07 July 2010

Boat Garden

Now that we're back to a secure location, we can tell you more about the lessons we learned while living on a boat instead of bogging you down with all the adventures we had (right now the adventure is finding a job.  Weeeeeee this is a fun ride!  Not.).

For those of you who joined us post-January, one of the things I need need NEED on the boat is plants.  They make me happy.  Apparently, I do not make them happy.  In January I told you about the herb garden surprise as well as my awesome greenhouse build.  Well, needless to say, after we got back from First Trip the herbs all died.  I replanted them.  Then I realized I'd been feeding them brackish (salty) water.  Well that explains why Second Planting never sprouted.  So I planted them again.  I think one or two sprouts sprouted up and then died.  After that I gave up on herbs.  Somewhere around this time the mint also died and so I bought some mint that was absolutely glowing with chemical health.

Well, what are herbs but a supplemental flavor to a meal?  My real passion was for the vegetables.  As previously stated, watering them with salty water does not work.  That was the first planting of vegetables (particularly, ones we eat a lot of - lettuces, tomatoes, peppers, and peas).  I tried planting them in an egg carton to start - saving on space is always a big deal.  Nothing sprouted.  Yay.  So then I moved up, sprouting them in one of those little plastic six-packs.  I got three out of six to sprout (out of three peppers and three tomatoes, I had two peppers and one tomato sprout).  They were doing marvelously, until I transplanted the tomato to a more spacious environment (Solo cup).  The next day, the first pepper fell over and shriveled up.  Later that afternoon, the second pepper did the same.  The tomato still thrived, and the chemical health of the mint (pictured, left) was waning but still present.  I cried.  Okay, so I was down to a tomato plant, after failing miserably at everything.  I get too emotional about plants, I do.  I placed all my hopes and dreams in this little guy, the one plant child I had left.

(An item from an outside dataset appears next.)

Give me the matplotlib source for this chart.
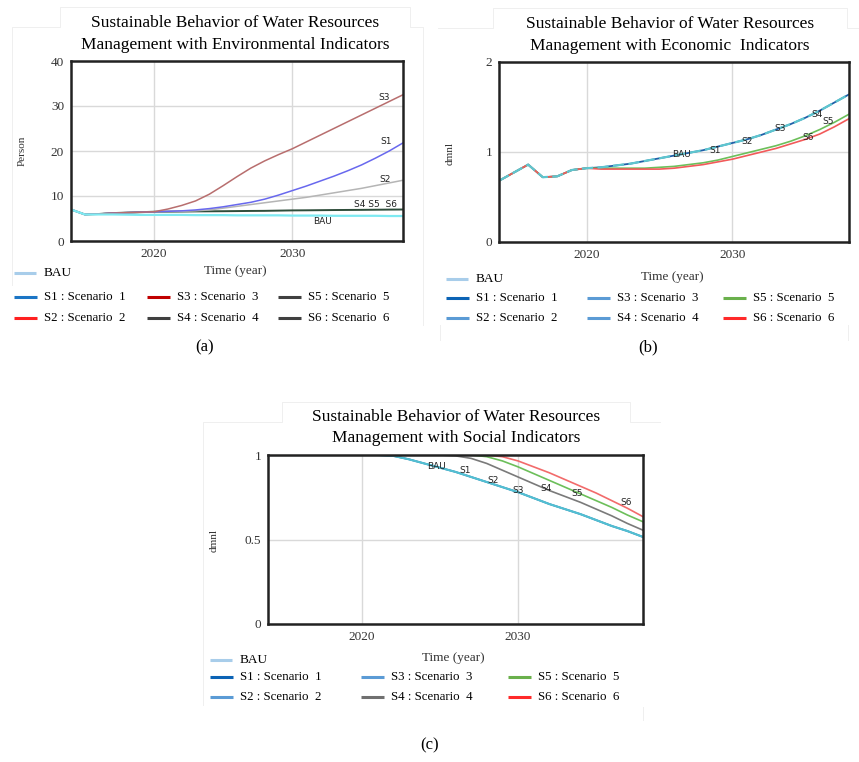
import matplotlib
matplotlib.use("Agg")
import matplotlib.pyplot as plt
from matplotlib.lines import Line2D

W, H = 859, 762
SERIF = "Liberation Serif"

years = list(range(2014, 2039))

# (a) environmental indicators, Person
bau_a = [7.0, 5.9, 5.9, 5.9, 5.85, 5.8, 5.8, 5.8, 5.8, 5.75, 5.75, 5.75, 5.7,
         5.7, 5.7, 5.7, 5.65, 5.65, 5.65, 5.6, 5.6, 5.6, 5.6, 5.55, 5.55]
s1_a = [7.0, 5.9, 6.0, 6.2, 6.3, 6.4, 6.5, 6.6, 6.7, 6.9, 7.2, 7.6, 8.1,
        8.6, 9.3, 10.2, 11.2, 12.2, 13.3, 14.4, 15.6, 16.9, 18.4, 20.0, 21.8]
s2_a = [7.0, 5.9, 6.0, 6.2, 6.3, 6.4, 6.5, 6.55, 6.6, 6.7, 6.9, 7.3, 7.7,
        8.1, 8.5, 8.9, 9.3, 9.7, 10.2, 10.7, 11.2, 11.7, 12.3, 12.9, 13.5]
s3_a = [7.0, 5.9, 6.0, 6.2, 6.3, 6.4, 6.5, 7.1, 7.9, 8.9, 10.4, 12.3, 14.3,
        16.2, 17.8, 19.2, 20.5, 22.0, 23.5, 25.0, 26.5, 28.0, 29.5, 31.0, 32.5]
s456_a = [7.0, 5.9, 6.0, 6.2, 6.3, 6.4, 6.5, 6.52, 6.55, 6.58, 6.6, 6.62, 6.65,
          6.68, 6.7, 6.75, 6.8, 6.82, 6.85, 6.88, 6.9, 6.92, 6.95, 6.98, 7.0]

# (b) economic indicators, dmnl
bau_b = [0.68, 0.77, 0.86, 0.72, 0.73, 0.80, 0.82, 0.83, 0.85, 0.87, 0.90, 0.93,
         0.96, 0.99, 1.02, 1.06, 1.10, 1.14, 1.19, 1.25, 1.31, 1.38, 1.46, 1.55, 1.64]
s5_b = [0.68, 0.77, 0.86, 0.72, 0.73, 0.80, 0.82, 0.82, 0.82, 0.82, 0.82, 0.83,
        0.84, 0.86, 0.88, 0.91, 0.95, 0.99, 1.03, 1.07, 1.12, 1.18, 1.25, 1.33, 1.42]
s6_b = [0.68, 0.77, 0.86, 0.72, 0.73, 0.80, 0.82, 0.81, 0.81, 0.81, 0.81, 0.81,
        0.82, 0.84, 0.86, 0.89, 0.92, 0.96, 1.00, 1.04, 1.09, 1.14, 1.20, 1.28, 1.37]

# (c) social indicators, dmnl
bau_c = [1.0, 1.0, 1.0, 1.0, 1.0, 1.0, 1.0, 1.0, 0.995, 0.975, 0.95, 0.925, 0.90,
         0.87, 0.84, 0.81, 0.78, 0.745, 0.71, 0.68, 0.65, 0.615, 0.58, 0.55, 0.515]
s4_c = [1.0, 1.0, 1.0, 1.0, 1.0, 1.0, 1.0, 1.0, 1.0, 1.0, 1.0, 1.0, 0.995,
        0.98, 0.95, 0.91, 0.87, 0.83, 0.79, 0.755, 0.72, 0.68, 0.64, 0.595, 0.555]
s5_c = [1.0, 1.0, 1.0, 1.0, 1.0, 1.0, 1.0, 1.0, 1.0, 1.0, 1.0, 1.0, 1.0,
        1.0, 0.99, 0.965, 0.93, 0.89, 0.85, 0.81, 0.77, 0.73, 0.69, 0.645, 0.605]
s6_c = [1.0, 1.0, 1.0, 1.0, 1.0, 1.0, 1.0, 1.0, 1.0, 1.0, 1.0, 1.0, 1.0,
        1.0, 1.0, 0.99, 0.965, 0.93, 0.895, 0.855, 0.815, 0.775, 0.73, 0.685, 0.635]

legend_names = ["S1 : Scenario  1", "S2 : Scenario  2", "S3 : Scenario  3",
                "S4 : Scenario  4", "S5 : Scenario  5", "S6 : Scenario  6"]


def box(l, t, r, b):
    return [l / W, 1 - b / H, (r - l) / W, (b - t) / H]


def ftext(x, y, s, **kw):
    fig.text(x / W, 1 - y / H, s, **kw)


def fline(x1, x2, y, color, lw=2.2):
    fig.add_artist(Line2D([x1 / W, x2 / W], [1 - y / H, 1 - y / H],
                          transform=fig.transFigure, color=color, lw=lw,
                          solid_capstyle="butt"))


def frame(pts):
    # faint crop border left over from the screenshots
    fig.add_artist(Line2D([p[0] / W for p in pts], [1 - p[1] / H for p in pts],
                          transform=fig.transFigure, color="#efefef", lw=0.7))


def setup_axes(ax, ymax, yticks, yticklabels):
    ax.set_xlim(2014, 2038)
    ax.set_ylim(0, ymax)
    ax.set_xticks([2020, 2030])
    ax.set_yticks(yticks)
    ax.set_yticklabels(yticklabels)
    ax.tick_params(length=0, pad=5, labelsize=9.5, labelcolor="#333333")
    for lab in ax.get_xticklabels() + ax.get_yticklabels():
        lab.set_fontfamily(SERIF)
    ax.grid(True, color="#d9d9d9", lw=1)
    for sp in ax.spines.values():
        sp.set_linewidth(1.8)
        sp.set_color("#222222")


def legend(x0, y_bau, rows, cols, colors, time_x):
    fline(x0[0], x0[0] + 22, y_bau, "#a8cdea")
    ftext(x0[0] + 30, y_bau, "BAU", family=SERIF, fontsize=9.5, va="center")
    ftext(time_x, y_bau - 2, "Time (year)", family=SERIF, fontsize=9.5,
          va="center", ha="center", color="#333333")
    k = 0
    for c in range(3):
        for r in range(2):
            fline(cols[c], cols[c] + 23, rows[r], colors[k])
            ftext(cols[c] + 30, rows[r], legend_names[k], family=SERIF,
                  fontsize=9.3, va="center")
            k += 1


fig = plt.figure(figsize=(W / 100, H / 100), dpi=100)

lab_kw = dict(fontsize=6.5, family="DejaVu Sans", color="#222222",
              ha="center", va="center")

frame([(12, 285), (12, 27), (60, 27), (60, 7), (410, 7), (410, 27), (423, 27), (423, 325)])
frame([(438, 28), (493, 28), (493, 8), (847, 8), (847, 28), (859, 28)])
frame([(440, 325), (440, 340)])
frame([(848, 325), (848, 340)])
frame([(203, 705), (203, 422), (282, 422), (282, 402), (630, 402), (630, 422), (660, 422)])
frame([(643, 707), (643, 720)])

# ---------- (a)
ax = fig.add_axes(box(71, 61, 403, 241))
ax.plot(years, s456_a, color="#2e4d3a", lw=1.4)
ax.plot(years, s2_a, color="#b5b5b5", lw=1.1)
ax.plot(years, s1_a, color="#6868ee", lw=1.1)
ax.plot(years, s3_a, color="#b86e6e", lw=1.1)
ax.plot(years, bau_a, color="#7eeaf2", lw=1.6)
setup_axes(ax, 40, [0, 10, 20, 30, 40], ["0", "10", "20", "30", "40"])
ax.text(2036.6, 32.0, "S3", **lab_kw)
ax.text(2036.8, 22.0, "S1", **lab_kw)
ax.text(2036.7, 13.7, "S2", **lab_kw)
ax.text(2036.0, 8.2, "S4 S5  S6", **lab_kw)
ax.text(2032.2, 4.4, "BAU", **lab_kw)
ftext(235, 23, "Sustainable Behavior of Water Resources", family=SERIF,
      fontsize=12.5, ha="center", va="center")
ftext(235, 45, "Management with Environmental Indicators", family=SERIF,
      fontsize=12.5, ha="center", va="center")
ftext(22, 151, "Person", family=SERIF, fontsize=8, rotation=90,
      ha="center", va="center", color="#333333")
legend([14], 273, [297, 318], [14, 147, 278],
       ["#1b75c5", "#ff2020", "#c00000", "#404040", "#404040", "#404040"], 235)

# ---------- (b)
ax = fig.add_axes(box(499, 62, 849, 242))
ax.plot(years, bau_b, color="#1f5fa8", lw=1.3)
ax.plot(years, s5_b, color="#6cbf5a", lw=1.2)
ax.plot(years, s6_b, color="#f25a5a", lw=1.2)
ax.plot(years, bau_b, color="#5ec6cf", lw=1.6, dashes=(5, 2))
setup_axes(ax, 2, [0, 1, 2], ["0", "1", "2"])
for name, x, y in [("BAU", 2026.5, 0.97), ("S1", 2028.8, 1.02), ("S2", 2031.0, 1.12),
                   ("S3", 2033.3, 1.26), ("S4", 2035.8, 1.42), ("S6", 2035.2, 1.16),
                   ("S5", 2036.6, 1.34)]:
    ax.text(x, y, name, **lab_kw)
ftext(670, 24, "Sustainable Behavior of Water Resources", family=SERIF,
      fontsize=12.5, ha="center", va="center")
ftext(670, 46, "Management with Economic  Indicators", family=SERIF,
      fontsize=12.5, ha="center", va="center")
ftext(450, 153, "dmnl", family=SERIF, fontsize=8, rotation=90,
      ha="center", va="center", color="#333333")
legend([446], 279, [298, 318], [446, 587, 723],
       ["#0b63b5", "#5b9bd5", "#5b9bd5", "#5b9bd5", "#6ab04c", "#ff2a2a"], 672)

# ---------- (c)
ax = fig.add_axes(box(268, 455, 643, 624))
ax.plot(years, bau_c, color="#1f5fa8", lw=1.3)
ax.plot(years, s4_c, color="#7a7a7a", lw=1.2)
ax.plot(years, s5_c, color="#6cbf5a", lw=1.2)
ax.plot(years, s6_c, color="#f26b6b", lw=1.2)
ax.plot(years, bau_c, color="#52c0d2", lw=1.5)
setup_axes(ax, 1, [0, 0.5, 1], ["0", "0.5", "1"])
for name, x, y in [("BAU", 2024.8, 0.93), ("S1", 2026.6, 0.91), ("S2", 2028.4, 0.85),
                   ("S3", 2030.0, 0.79), ("S4", 2031.8, 0.80), ("S5", 2033.8, 0.77),
                   ("S6", 2036.9, 0.72)]:
    ax.text(x, y, name, **lab_kw)
ftext(456, 417, "Sustainable Behavior of Water Resources", family=SERIF,
      fontsize=12.5, ha="center", va="center")
ftext(456, 438, "Management with Social Indicators", family=SERIF,
      fontsize=12.5, ha="center", va="center")
ftext(214, 540, "dmnl", family=SERIF, fontsize=8, rotation=90,
      ha="center", va="center", color="#333333")
legend([210], 660, [677, 697], [210, 361, 508],
       ["#0b63b5", "#5b9bd5", "#5b9bd5", "#707070", "#6ab04c", "#ff2a2a"], 453)

# panel captions
ftext(205, 347, "(a)", family=SERIF, fontsize=12, ha="center", va="center")
ftext(648, 347, "(b)", family=SERIF, fontsize=12, ha="center", va="center")
ftext(430, 745, "(c)", family=SERIF, fontsize=12, ha="center", va="center")

fig.savefig("out.png", dpi=100)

But then tragedy struck.  I had to leave Titusville and attend a couple weddings in Michigan.  I warned Kyle before I left that he needed to treat this tomato plant with all the love and respect he treated me with.  Sufficiently threatened, he promised to "do his best."  Hardly good enough, but what choice did I have?  Upon arriving home, I was dead tired but I noticed Kyle was acting a little...guilty.  I couldn't imagine the cause, but when I got back to the boat, I knew.  My little tomato guy wasn't looking so hot.  Kyle promised he'd watered and loved it and took care of it, but it was still shriveling.

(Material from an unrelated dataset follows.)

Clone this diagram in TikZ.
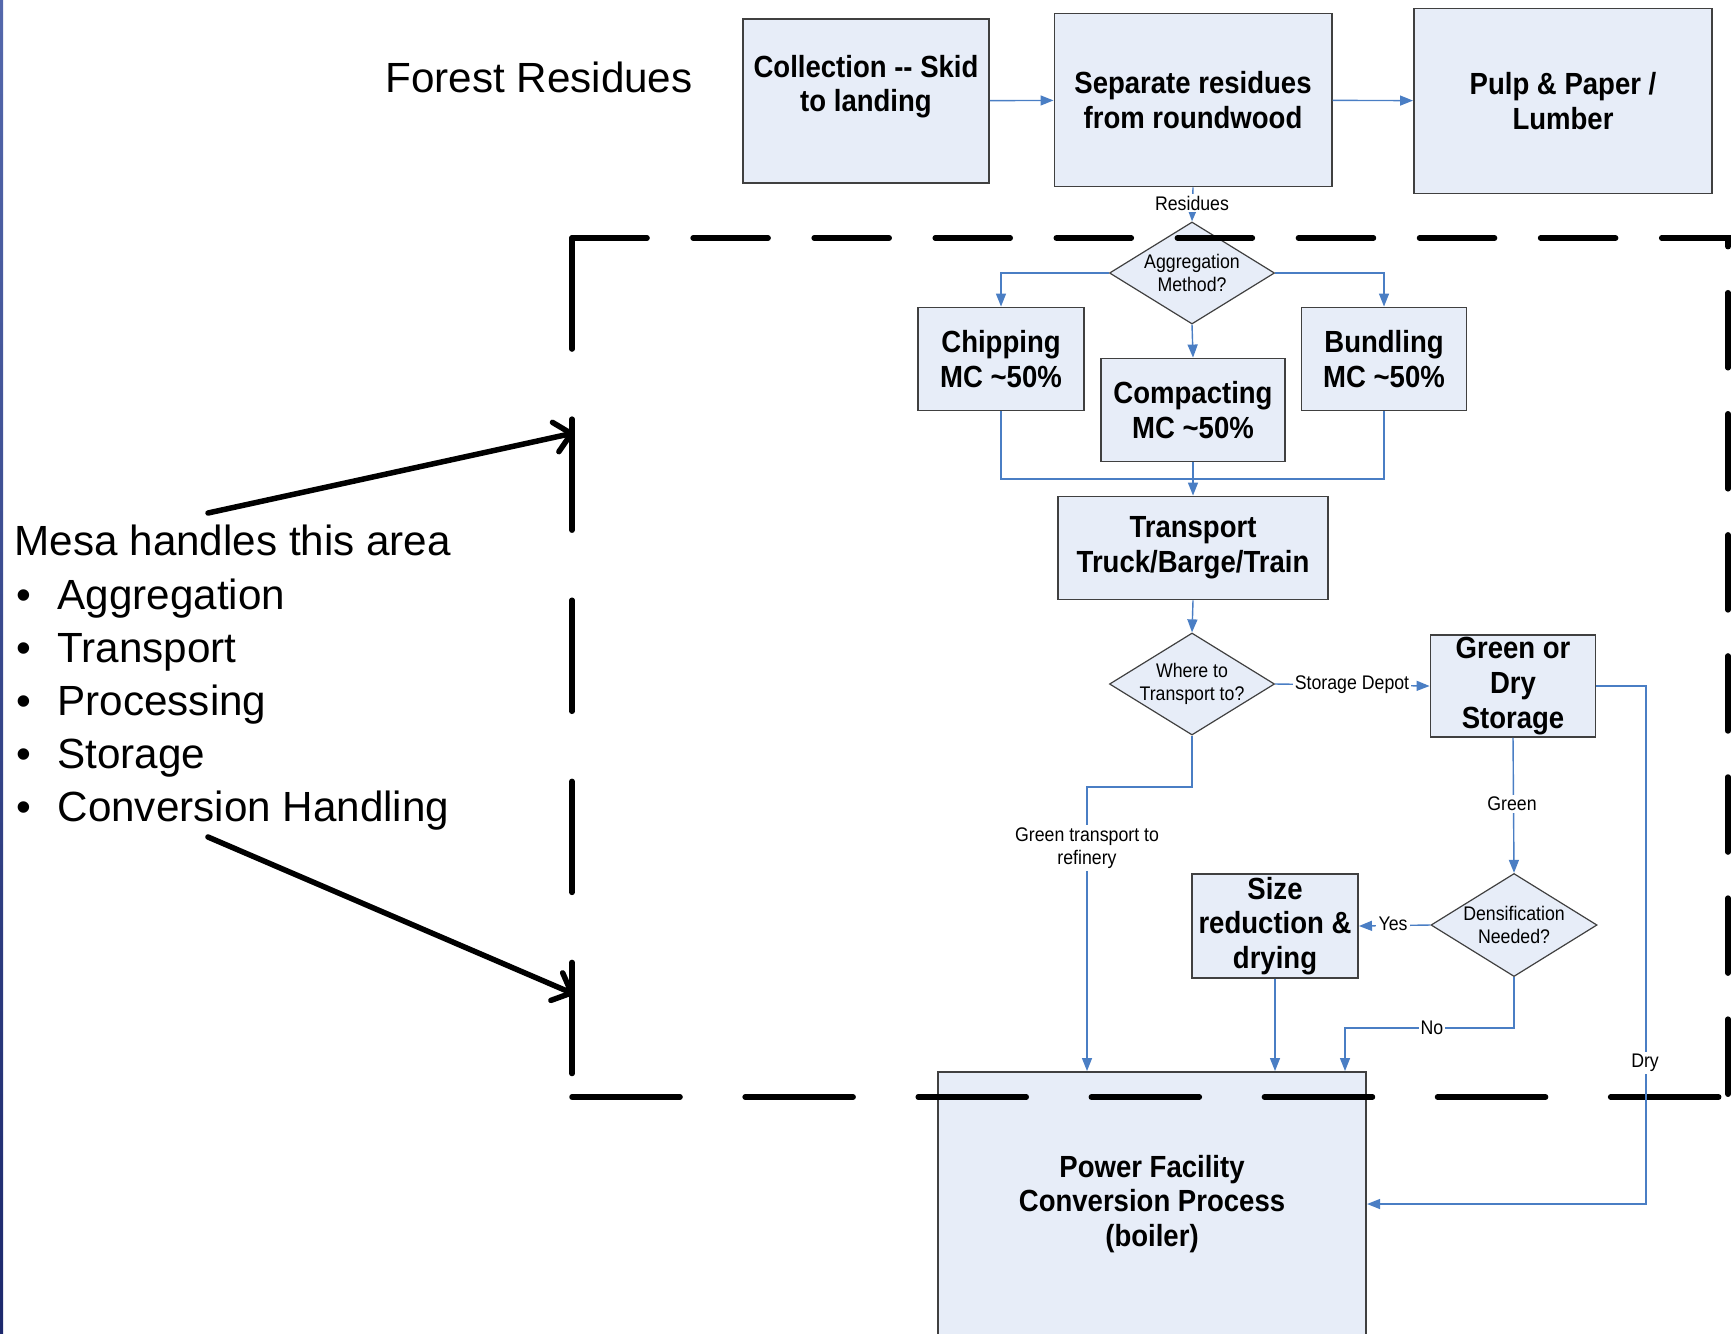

So what went wrong?  When I made the greenhouse, it was January and I aimed to trap as much heat as possible.  Maybe the Floridan temperatures were too much for my veggies.  Peppers are sensitive fellows, maybe the trauma of removing their tomato friend pushed them over the edge.  In Titusville we were attacked by a massive swarm of lovebugs, maybe the little mater was overwhelmed.  Or maybe it's just my black thumb.  I've never been the main gardener, only caretaker (okay, Mom, you're right - I was weeder and potato-bug-picker.  And eater).

Boat people, talk to me.  How do you sustain your boat gardens?  Now that I'm home, even though summer is half over, I have still planted everything that I would love to have a fresh supply of.  The herbs are still being stubborn about sprouting, but I still have high hopes.